Here I am at home with Magic, the great boxer we had. I don't have much to say about this picture as I have no info on the date, who took this pic or if anything special was going on. I will say just a couple things before I let you go on this Friday. If pinned on a time I'd have to say sometime in college but I really have no idea when. And that is probably the most Mona Lisa-esque look I have ever seen on my face.

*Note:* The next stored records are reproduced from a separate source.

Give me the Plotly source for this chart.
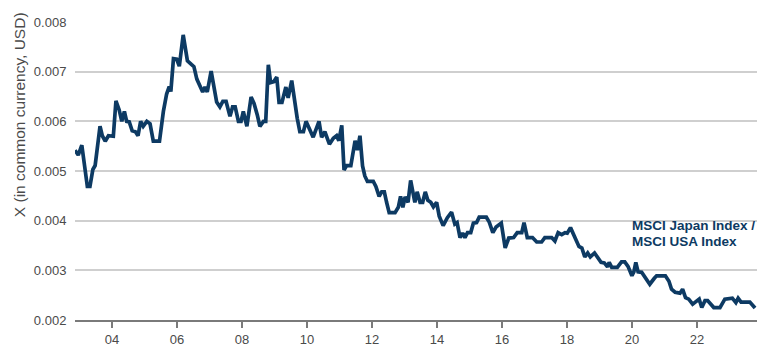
import plotly.graph_objects as go

# Decimal year of each observation
years = [2002.86, 2002.96, 2003.07, 2003.17, 2003.24, 2003.32, 2003.41, 2003.48, 2003.55, 2003.63,
         2003.70, 2003.79, 2003.89, 2004.04, 2004.12, 2004.22, 2004.30, 2004.38, 2004.45, 2004.53,
         2004.62, 2004.72, 2004.80, 2004.88, 2004.96, 2005.07, 2005.17, 2005.27, 2005.46, 2005.58,
         2005.68, 2005.76, 2005.81, 2005.89, 2005.99, 2006.07, 2006.19, 2006.32, 2006.45, 2006.52,
         2006.61, 2006.71, 2006.79, 2006.86, 2006.93, 2007.05, 2007.12, 2007.22, 2007.32, 2007.41,
         2007.51, 2007.63, 2007.71, 2007.79, 2007.89, 2007.97, 2008.04, 2008.15, 2008.28, 2008.37,
         2008.47, 2008.55, 2008.66, 2008.73, 2008.81, 2008.88, 2008.98, 2009.07, 2009.14, 2009.23,
         2009.35, 2009.42, 2009.53, 2009.63, 2009.70, 2009.78, 2009.89, 2009.97, 2010.07, 2010.19,
         2010.37, 2010.45, 2010.55, 2010.69, 2010.81, 2010.91, 2010.98, 2011.07, 2011.14, 2011.22,
         2011.35, 2011.48, 2011.55, 2011.63, 2011.71, 2011.78, 2011.86, 2012.04, 2012.12, 2012.22,
         2012.30, 2012.38, 2012.45, 2012.53, 2012.71, 2012.81, 2012.88, 2012.95, 2013.02, 2013.11,
         2013.19, 2013.25, 2013.32, 2013.39, 2013.48, 2013.56, 2013.64, 2013.72, 2013.81, 2013.89,
         2013.99, 2014.07, 2014.19, 2014.32, 2014.45, 2014.55, 2014.62, 2014.71, 2014.79, 2014.86,
         2014.94, 2015.04, 2015.12, 2015.22, 2015.30, 2015.52, 2015.61, 2015.72, 2015.82, 2015.98,
         2016.10, 2016.21, 2016.36, 2016.47, 2016.61, 2016.68, 2016.78, 2016.94, 2017.07, 2017.22,
         2017.32, 2017.53, 2017.63, 2017.73, 2017.84, 2017.94, 2018.01, 2018.11, 2018.19, 2018.28,
         2018.37, 2018.46, 2018.55, 2018.64, 2018.72, 2018.85, 2018.94, 2019.05, 2019.15, 2019.25,
         2019.30, 2019.38, 2019.55, 2019.68, 2019.78, 2019.88, 2020.00, 2020.06, 2020.12, 2020.19,
         2020.30, 2020.42, 2020.55, 2020.69, 2020.76, 2021.03, 2021.14, 2021.22, 2021.33, 2021.48,
         2021.56, 2021.65, 2021.75, 2021.87, 2021.99, 2022.07, 2022.15, 2022.25, 2022.33, 2022.40,
         2022.52, 2022.71, 2022.86, 2023.09, 2023.20, 2023.27, 2023.36, 2023.63, 2023.79]

# MSCI Japan / MSCI USA ratio, in thousandths
ratio_milli = [5.42, 5.32, 5.52, 5.03, 4.69, 4.69, 5.03, 5.11, 5.55, 5.90,
               5.71, 5.60, 5.71, 5.70, 6.41, 6.23, 6.00, 6.20, 6.00, 5.99,
               5.81, 5.79, 5.71, 6.00, 5.90, 6.00, 5.95, 5.60, 5.60, 6.20,
               6.55, 6.70, 6.60, 7.26, 7.25, 7.11, 7.74, 7.22, 7.14, 7.10,
               6.85, 6.69, 6.59, 6.69, 6.59, 7.01, 6.72, 6.39, 6.29, 6.40,
               6.40, 6.10, 6.29, 6.29, 6.00, 6.00, 6.20, 5.90, 6.49, 6.36,
               6.13, 5.90, 6.00, 6.00, 7.14, 6.78, 6.80, 6.89, 6.38, 6.38,
               6.69, 6.47, 6.82, 6.29, 6.06, 5.79, 5.79, 6.00, 5.87, 5.68,
               6.00, 5.68, 5.79, 5.54, 5.66, 5.71, 5.61, 5.92, 5.02, 5.11,
               5.11, 5.61, 5.42, 5.71, 5.10, 4.90, 4.79, 4.79, 4.69, 4.49,
               4.58, 4.58, 4.37, 4.16, 4.16, 4.27, 4.49, 4.27, 4.48, 4.37,
               4.81, 4.58, 4.37, 4.58, 4.37, 4.37, 4.58, 4.41, 4.37, 4.28,
               4.37, 4.09, 3.90, 4.06, 4.17, 3.93, 3.96, 3.66, 3.75, 3.66,
               3.76, 3.76, 3.95, 3.96, 4.07, 4.07, 3.97, 3.76, 3.87, 3.95,
               3.45, 3.65, 3.66, 3.76, 3.76, 3.96, 3.66, 3.66, 3.57, 3.57,
               3.66, 3.66, 3.59, 3.76, 3.72, 3.76, 3.75, 3.86, 3.74, 3.65,
               3.48, 3.45, 3.27, 3.35, 3.27, 3.35, 3.26, 3.16, 3.15, 3.07,
               3.16, 3.06, 3.06, 3.17, 3.17, 3.08, 2.89, 2.97, 3.16, 2.97,
               2.96, 2.84, 2.72, 2.84, 2.89, 2.89, 2.78, 2.62, 2.56, 2.54,
               2.62, 2.45, 2.42, 2.32, 2.38, 2.42, 2.25, 2.39, 2.39, 2.33,
               2.25, 2.25, 2.42, 2.44, 2.35, 2.44, 2.36, 2.36, 2.24]

assert len(years) == len(ratio_milli), (len(years), len(ratio_milli))
ratio = [v / 1000 for v in ratio_milli]

x_tick_years = [2004, 2006, 2008, 2010, 2012, 2014, 2016, 2018, 2020, 2022]
x_tick_labels = ["04", "06", "08", "10", "12", "14", "16", "18", "20", "22"]
y_tick_vals = [0.002, 0.003, 0.004, 0.005, 0.006, 0.007, 0.008]

series_name = ["MSCI Japan Index /", "MSCI USA Index"]
y_title = "X (in common currency, USD)"

NAVY = "#0d3a63"
FONT = "Liberation Sans, Arial, sans-serif"

fig = go.Figure()
fig.add_trace(go.Scatter(
    x=years, y=ratio, mode="lines",
    line=dict(color=NAVY, width=3.7, shape="linear"),
    showlegend=False, hoverinfo="skip",
))

# page body has an 8px default margin, so the figure is 8px smaller on each axis
fig.update_layout(
    width=762, height=351,
    margin=dict(l=67, r=13, t=14, b=39),
    paper_bgcolor="white", plot_bgcolor="white",
    font=dict(family=FONT, size=13, color="#4a4a4a"),
    xaxis=dict(
        range=[2002.86, 2023.85], automargin=False,
        tickmode="array", tickvals=x_tick_years, ticktext=x_tick_labels,
        showgrid=False, zeroline=False,
        showline=True, linecolor="#7a7a7a", linewidth=2,
        ticks="outside", ticklen=6, tickwidth=2, tickcolor="#7a7a7a",
        tickfont=dict(size=13, color="#4a4a4a"),
    ),
    yaxis=dict(
        range=[0.002, 0.008], automargin=False,
        tickmode="array", tickvals=y_tick_vals, tickformat=".3f",
        showgrid=True, gridcolor="#cfcfcf", gridwidth=1.5,
        zeroline=False, showline=False,
        ticks="outside", ticklen=5, tickcolor="rgba(0,0,0,0)",
        tickfont=dict(size=13, color="#4a4a4a"),
    ),
)

# Rotated y-axis title
fig.add_annotation(
    text=y_title, xref="paper", yref="paper",
    x=-0.081, y=0.69, xanchor="center", yanchor="middle",
    textangle=-90, showarrow=False,
    font=dict(family=FONT, size=15.5, color="#4a4a4a"),
)

# Series label
for i, line in enumerate(series_name):
    fig.add_annotation(
        text="<b>" + line + "</b>", xref="paper", yref="paper",
        x=0.8137, y=[0.318, 0.263][i], xanchor="left", yanchor="middle",
        showarrow=False,
        font=dict(family=FONT, size=13.5, color=NAVY),
    )

fig.write_html("out.html")
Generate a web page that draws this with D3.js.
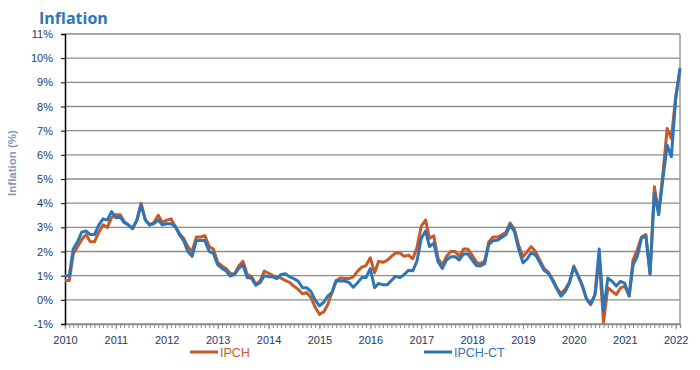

The first thing I'd like to say is the near perfect original quality of this Polaroid. I have mentioned before that I my first couple of cameras were Polaroid instants. The high cost of film was somewhat mitigated by the instant picture. It may seem a bit odd, but film developing in the 70's and 80's wasn't necessarily the slam dunk it is today. Back then there were limited places to get film developed. I really can't remember the place to get film developed in Aledo, maybe Johnny Johnson's place, or maybe the drug store. In G-Burg there was Midwest Photo. Nowadays with digital cameras and memory cards all you have to do is stick it in your computer and that's it. Back when this picture was taken there were occasional reports about how Polaroids would fade, discolor or even become invisible. I didn't enhance this in any way. Note the rich dark greens and blues of the shirt as well as the brown fur on Magic. This is much older than the 25 year life-expectation of Polaroid film they forecast.
Secondly, look at my right hand ring finger. Yup, my high school class ring. The stone was black onyx. Sharp looking thing, but alas, I really wasn't much into rings, neck chains and that sort of thing. I no longer have the ring. I honestly have no idea where it ended up, but I have a best guess. And that guess may be way off, but best i can remember, I was working at MDH and back then, in my early years, the staff was responsible for cooking on weekends. It wasn't really as daunting as you may think, really. We bought food in bulk form and if we had hamburgers all you had to so was double the number of kids and throw the frozen burgers on a large grille oven we had. Same with most everything else. I do remember a couple of disasters: once when I did a horrible breakfast (sausage was burned, eggs were green, and biscuits were screwed up as well. When I took a tray of this stuff down to one of the lock-ups, the kid asked, "Who the Hell cooked this shit?" All I said was, "Our new cook, stay out of trouble." Another disaster was when Pat and I tried making homemade doughnuts. I can still see her walking out into the kitchen with her arms out with flour all over her from head to toes. Damn those electric mixers!
Anyway, I recall having to fix meatloaf one weekend and this was generally pretty fun. Throw the crushed crackers in along with eggs, Worcester's and spices and then roll up your sleeves and play frontier veterinarian with it all in a large bowl. I believe, that my ring came out in that batch of meatloaf. If so, someone gnawed on that baby and probably decided this was a treasure best kept to themselves. If that is what happened it wouldn't be impossible to sneak it out, our full body searches were more thorough coming back in. Can I say with full certainty that's how I lost it? No, but that is what has been ingrained in my head all this time.
There was an obscure movie I saw many years ago. A narrator at the end says something to the effect, "I found a diamond in a mountain of glass." Probably what the guy who bit into my meatloaf thought, too. Just goes to show you how easy it is to make. You can throw anything in it and it still tastes good.